The first paper in this topic area on traffic simulation using real data set to improve the shortest travel time from point A to point B. The simulation platform is a part of the Visual IoT/Robotics Programming Language Environment (VIPLE) [15]. The simulation experiments allow the user to program and control a particular vehicle to navigate through the map with traffic. The traffic can be generated randomly or in a controlled way. In this paper, the real data set recorded by Maricopa Country in Arizona government to generate the traffic in a controlled way, so that the controlled vehicle can dynamically recalculate the route based on the current traffic simulation [16]. The application creates an environment similar to Google Maps drive direction, with the capacity of finding the shortest-time path to the destination in dynamic traffic situations. Since the developed simulation platform can be programmed in a visual language and has a simplified user interface, the simulation experiments can be developed and conducted with a short learning curve for education purposes, and the experiment environment can be used in any course-related algorithm, transportation, scheduling, etc.
The second paper in this topic area investigates the factors affecting the ecologicalization of urban industrial structure.

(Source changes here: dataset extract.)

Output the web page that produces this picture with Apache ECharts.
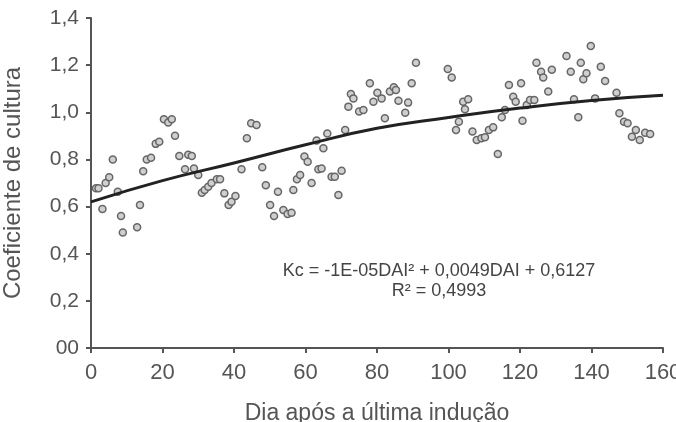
<!DOCTYPE html>
<html>
<head>
<meta charset="utf-8">
<script src="https://cdn.jsdelivr.net/npm/echarts@6/dist/echarts.min.js"></script>
<style>
  html, body { margin: 0; padding: 0; background: #fff; }
  #chart { width: 676px; height: 422px; }
</style>
</head>
<body>
<div id="chart"></div>
<script>
// observed Kc values (day, coefficient)
var pointDays = [1.4, 2.1, 3.2, 4.1, 5.1, 6.1, 7.5, 8.4, 8.9, 12.9, 13.7, 14.6, 15.6, 16.8, 18.1, 19.1,
    20.4, 21.6, 22.6, 23.5, 24.7, 26.3, 27.2, 28.2, 28.8, 30.0, 31.0, 31.8, 32.8, 33.7, 35.2, 36.1,
    37.3, 38.5, 39.3, 40.4, 42.1, 43.6, 44.8, 46.3, 47.9, 48.9, 50.1, 51.2, 52.3, 53.8, 55.0, 56.1, 56.6,
    57.6, 58.5, 59.7, 60.6, 61.7, 63.1, 63.6, 64.5, 65.0, 66.1, 67.3, 68.2, 69.2, 70.1, 71.1, 72.0, 72.7,
    73.4, 75.0, 76.2, 78.0, 79.0, 80.1, 81.3, 82.2, 83.6, 84.7, 85.3, 86.0, 87.9, 88.7, 89.7, 90.9,
    99.8, 100.9, 102.1, 102.9, 104.1, 104.6, 105.5, 106.7, 107.9, 109.2, 110.2, 111.3, 112.5, 113.8,
    114.9, 115.8, 116.9, 118.1, 118.8, 120.3, 120.7, 121.9, 122.8, 124.0, 124.6, 125.9, 126.5, 127.9,
    128.9, 133.0, 134.2, 135.1, 136.3, 137.0, 137.7, 138.6, 139.8, 141.0, 142.6, 143.8, 147.0, 147.8,
    149.1, 150.1, 151.3, 152.4, 153.5, 155.0, 156.4];
var pointKc = [0.678, 0.678, 0.59, 0.70, 0.724, 0.80, 0.663, 0.56, 0.49, 0.512, 0.607, 0.75, 0.80, 0.807, 0.866, 0.875,
    0.97, 0.957, 0.97, 0.90, 0.815, 0.758, 0.82, 0.815, 0.762, 0.734, 0.659, 0.67, 0.684, 0.70, 0.716, 0.716,
    0.656, 0.607, 0.62, 0.645, 0.758, 0.89, 0.953, 0.946, 0.767, 0.69, 0.607, 0.56, 0.663, 0.585, 0.568, 0.574, 0.67,
    0.716, 0.734, 0.812, 0.79, 0.70, 0.88, 0.758, 0.762, 0.847, 0.91, 0.727, 0.727, 0.649, 0.752, 0.925, 1.024, 1.078,
    1.059, 1.003, 1.01, 1.123, 1.045, 1.083, 1.059, 0.975, 1.088, 1.106, 1.095, 1.049, 0.998, 1.041, 1.123, 1.21,
    1.184, 1.148, 0.925, 0.96, 1.045, 1.013, 1.055, 0.918, 0.882, 0.89, 0.894, 0.925, 0.936, 0.823,
    0.979, 1.01, 1.116, 1.066, 1.045, 1.123, 0.964, 1.031, 1.052, 1.052, 1.21, 1.172, 1.148, 1.088,
    1.18, 1.239, 1.172, 1.055, 0.979, 1.21, 1.14, 1.166, 1.281, 1.059, 1.193, 1.133, 1.083, 0.996,
    0.96, 0.953, 0.896, 0.925, 0.882, 0.913, 0.908];

// fitted curve as drawn
var fitDays = [0, 20, 40, 60, 80, 100, 120, 140, 160];
var fitKc = [0.62, 0.71, 0.785, 0.862, 0.932, 0.978, 1.018, 1.05, 1.072];

var equationText = 'Kc = -1E-05DAI² + 0,0049DAI + 0,6127';
var r2Text = 'R² = 0,4993';

var chart = echarts.init(document.getElementById('chart'));

var points = pointDays.map(function (d, i) { return [d, pointKc[i]]; });
var fit = fitDays.map(function (d, i) { return [d, fitKc[i]]; });

var font = 'Liberation Sans, Arial, sans-serif';
var textGray = '#555';

var option = {
    animation: false,
    backgroundColor: '#fff',
    grid: { left: 91, right: 13, top: 18, bottom: 74, outerBoundsMode: 'none' },
    xAxis: {
        type: 'value',
        min: 0,
        max: 160,
        interval: 20,
        name: 'Dia após a última indução',
        nameLocation: 'middle',
        nameGap: 54,
        nameTextStyle: { fontFamily: font, fontSize: 23, color: textGray },
        axisLine: { lineStyle: { color: '#555', width: 2 } },
        axisTick: { length: 5, lineStyle: { color: '#555', width: 2 } },
        axisLabel: { fontFamily: font, fontSize: 22, color: textGray, margin: 14 },
        splitLine: { show: false }
    },
    yAxis: {
        type: 'value',
        min: 0,
        max: 1.4,
        interval: 0.2,
        name: 'Coeficiente de cultura',
        nameLocation: 'middle',
        nameGap: 66,
        nameTextStyle: { fontFamily: font, fontSize: 24, color: textGray },
        axisLine: { show: true, lineStyle: { color: '#555', width: 2 } },
        axisTick: { show: true, length: 5, lineStyle: { color: '#555', width: 2 } },
        axisLabel: {
            fontFamily: font, fontSize: 21, color: textGray, margin: 12,
            formatter: function (v) {
                if (v === 0) return '00';
                return v.toFixed(1).replace('.', ',');
            }
        },
        splitLine: { show: false }
    },
    graphic: [{
        type: 'text',
        x: 439,
        y: 271,
        style: { text: equationText, font: '18px ' + font, fill: '#444', align: 'center', verticalAlign: 'middle' }
    }, {
        type: 'text',
        x: 439,
        y: 291,
        style: { text: r2Text, font: '18px ' + font, fill: '#444', align: 'center', verticalAlign: 'middle' }
    }],
    series: [{
        type: 'scatter',
        data: points,
        symbol: 'circle',
        symbolSize: 7,
        itemStyle: { color: '#cfcfcf', borderColor: '#666', borderWidth: 1.5, opacity: 1 },
        z: 2
    }, {
        type: 'line',
        data: fit,
        smooth: true,
        showSymbol: false,
        lineStyle: { color: '#222', width: 3 },
        z: 3
    }]
};

chart.setOption(option);
</script>
</body>
</html>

The paper quantitatively studies and analyzes the relevance between green finance development and the ecologicalization of urban industrial structure. It is based on a comprehensive index of green finance development using the panel data of target cities from the period 2012–2020 [17]. The analytic results illustrate that the green finance development significantly enhances the ecologicalization level of urban industrial structure. Particularly, green finance plays a stronger role in promoting the ecologicalization of industrial structure in economically developed regions than that in economically underdeveloped region. The research results can provide an invaluable policy guidance to the urban green financial market planning and related green product innovation [18].